You will be hollow. We shall squeeze you empty and then we shall fill you with ourselves. ’ ”(p. 206) Whether Orwell is recreating the ghastly atmosphere of fear and torture in Nazi Germany or in the most repressive part of the Stalinist regime, we see clearly the opposition between the charismatic leader and his inner corps of privileged lieutenants, and the collective mass of dehumanised persons who are no longer individuals.
Paradoxically, they are, as a result, intensely alone, alienated from each other by suspicion and distrust, and excluded from any sense of belonging, any real commitment to the Party/the State. This is the crux of the modernist anguish: contact and communication between persons is no longer possible in an inimical world. One element of Nineteen Eight-four presages a major concern of postmodernist fiction. In creating Newspeak, Orwell is raising serious questions about the very nature of truth and the relationship between language and thought/attitudes/behaviour.
Syme speaks enthusiastically about the possibilities of Newspeak: “Don’t you see that the whole aim of Newspeak is to narrow the range of thought? In the end we shall make thoughtcrime literally impossible, because there will be no words in which to express it. ” And then he goes on to say “Orthodoxy is unconsciousness. ” (pp. 45 – 46) Central epistemological issues are being addressed here – issues that will have a profound bearing on any discourse about our human existence.

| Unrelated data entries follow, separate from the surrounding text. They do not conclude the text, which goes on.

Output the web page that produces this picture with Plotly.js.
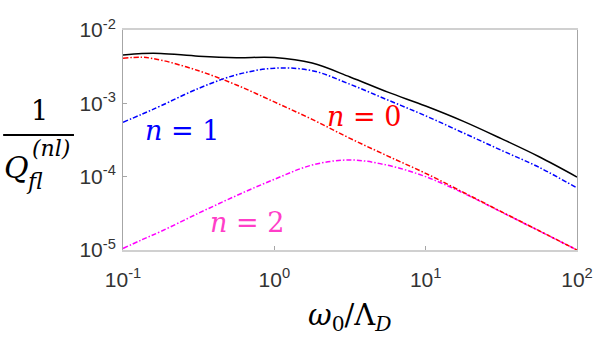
<!DOCTYPE html>
<html>
<head>
<meta charset="utf-8">
<script src="https://cdn.plot.ly/plotly-3.0.1.min.js"></script>
<style>html,body{margin:0;padding:0;background:#fff;}#chart{width:598px;height:337px;}</style>
</head>
<body>
<div id="chart"></div>
<script>
// omega_0 / Lambda_D
const omegaRatio = [0.1, 0.1334, 0.1778, 0.3162, 0.5623, 1, 1.778, 3.162, 5.623, 10, 17.78, 31.62, 56.23, 100];
const totalQ = [4.56e-3, 4.78e-3, 4.80e-3, 4.40e-3, 4.19e-3, 4.21e-3, 3.54e-3, 2.29e-3, 1.42e-3, 9.2e-4, 5.68e-4, 3.30e-4, 1.87e-4, 9.9e-5];
const n0Q = [4.11e-3, 4.25e-3, 3.89e-3, 2.78e-3, 1.78e-3, 1.045e-3, 6.04e-4, 3.33e-4, 1.91e-4, 1.11e-4, 6.1e-5, 3.33e-5, 1.83e-5, 1.0e-5];
const n1Q = [5.53e-4, 7.1e-4, 9.25e-4, 1.60e-3, 2.45e-3, 3.01e-3, 2.79e-3, 1.82e-3, 1.11e-3, 6.75e-4, 3.94e-4, 2.29e-4, 1.34e-4, 7.0e-5];
const n2Q = [1.05e-5, 1.38e-5, 1.79e-5, 3.18e-5, 5.52e-5, 9.2e-5, 1.44e-4, 1.69e-4, 1.43e-4, 1.0e-4, 5.96e-5, 3.30e-5, 1.82e-5, 1.0e-5];
const xTickVals = [0.1, 1, 10, 100];
const xTickText = ['10<sup>-1</sup>', '10<sup>0</sup>', '10<sup>1</sup>', '10<sup>2</sup>'];
const yTickVals = [1e-5, 1e-4, 1e-3, 1e-2];
const yTickText = ['10<sup>-5</sup>', '10<sup>-4</sup>', '10<sup>-3</sup>', '10<sup>-2</sup>'];

const dd = '5px,2px,1.5px,2px';
const mk = (y, color, dash) => ({
  x: omegaRatio, y: y, type: 'scatter', mode: 'lines',
  line: {color: color, width: 1.5, dash: dash, shape: 'spline', smoothing: 1},
  hoverinfo: 'skip', showlegend: false
});
const data = [
  mk(n2Q, '#ff00ff', dd),
  mk(n0Q, '#ff0000', dd),
  mk(n1Q, '#0000ff', dd),
  mk(totalQ, '#000000', 'solid')
];

const mathFont = 'DejaVu Serif, serif';
const ann = (text, x, y, size, color) => ({
  text: text, x: x, y: y, xref: 'paper', yref: 'paper', showarrow: false,
  xanchor: 'center', yanchor: 'middle', font: {family: mathFont, size: size, color: color}
});

const layout = {
  width: 598, height: 337,
  margin: {l: 123, r: 21, t: 30, b: 87},
  paper_bgcolor: '#fff', plot_bgcolor: '#fff',
  showlegend: false,
  xaxis: {
    type: 'log', range: [-1, 2], tickvals: xTickVals, ticktext: xTickText,
    ticks: 'inside', ticklen: 4, tickcolor: '#a6a6a6', showgrid: false, zeroline: false,
    showline: true, mirror: true, linecolor: '#d0d0d0', linewidth: 2,
    tickfont: {family: 'Liberation Sans, Arial, sans-serif', size: 21, color: '#333333'},
    ticklabelstandoff: 10
  },
  yaxis: {
    type: 'log', range: [-5, -2], tickvals: yTickVals, ticktext: yTickText,
    ticks: 'inside', ticklen: 4, tickcolor: '#a6a6a6', showgrid: false, zeroline: false,
    showline: true, mirror: true, linecolor: '#a6a6a6', linewidth: 1,
    tickfont: {family: 'Liberation Sans, Arial, sans-serif', size: 21, color: '#333333'},
    ticklabelstandoff: 2
  },
  shapes: [
    {type: 'line', xref: 'paper', yref: 'paper', x0: -0.264, x1: -0.108, y0: 0.523, y1: 0.523,
     line: {color: '#000', width: 2}}
  ],
  annotations: [
    ann('<i>n</i> = 1', 0.130, 0.541, 27, '#0000ff'),
    ann('<i>n</i> = 0', 0.531, 0.605, 27, '#ff0000'),
    ann('<i>n</i> = 2', 0.273, 0.123, 27, '#ff3ec8'),
    ann('1', -0.184, 0.632, 27, '#000'),
    ann('<i>Q</i>', -0.235, 0.375, 30, '#000'),
    ann('<i>(nl)</i>', -0.159, 0.462, 22, '#000'),
    ann('<i>fl</i>', -0.194, 0.312, 22, '#000'),
    ann('<i>ω</i><sub>0</sub>/Λ<sub><i>D</i></sub>', 0.5, -0.305, 29, '#000')
  ]
};
Plotly.newPlot('chart', data, layout, {staticPlot: true, displayModeBar: false});
</script>
</body>
</html>
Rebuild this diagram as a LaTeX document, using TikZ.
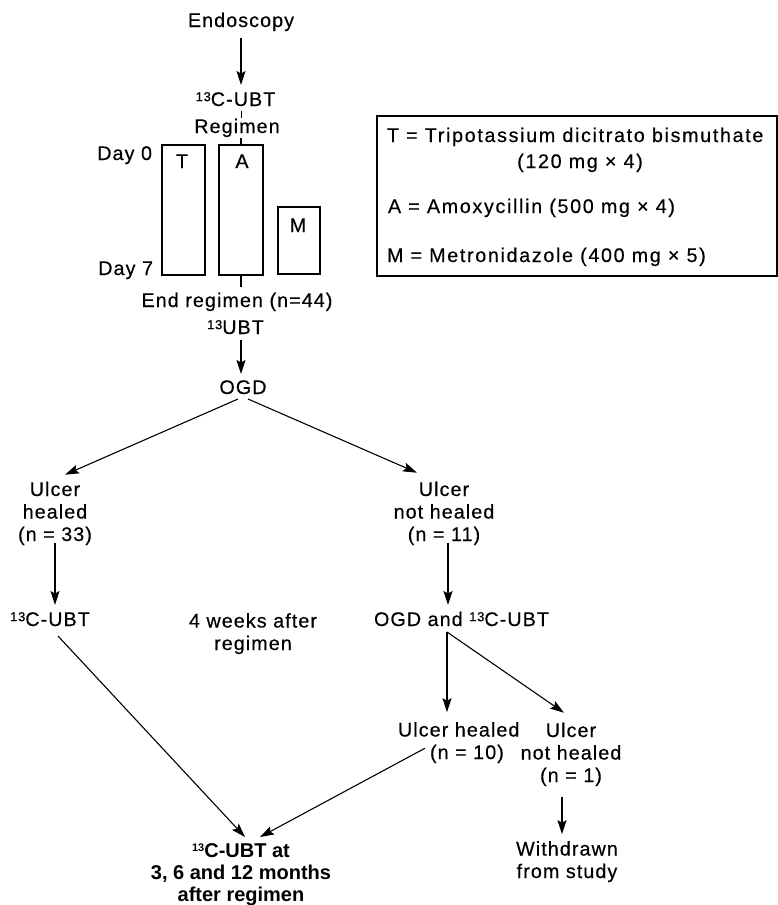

In Nineteen Eight-four, Orwell has created a unforgettable nightmare that is only too real. Our human fears of isolation and disintegration, cruelty and dehumanisation are perfectly represented here, as are our painfully non-heroic natures. And yet, for all the complete annihilation of Winston’s spirit, we are left with a driving sense of urgency, a desperate need to combat the forces that threaten to destroy us. The defeat is ultimately transcended, not in the work itself, but in the response it evokes in the reader.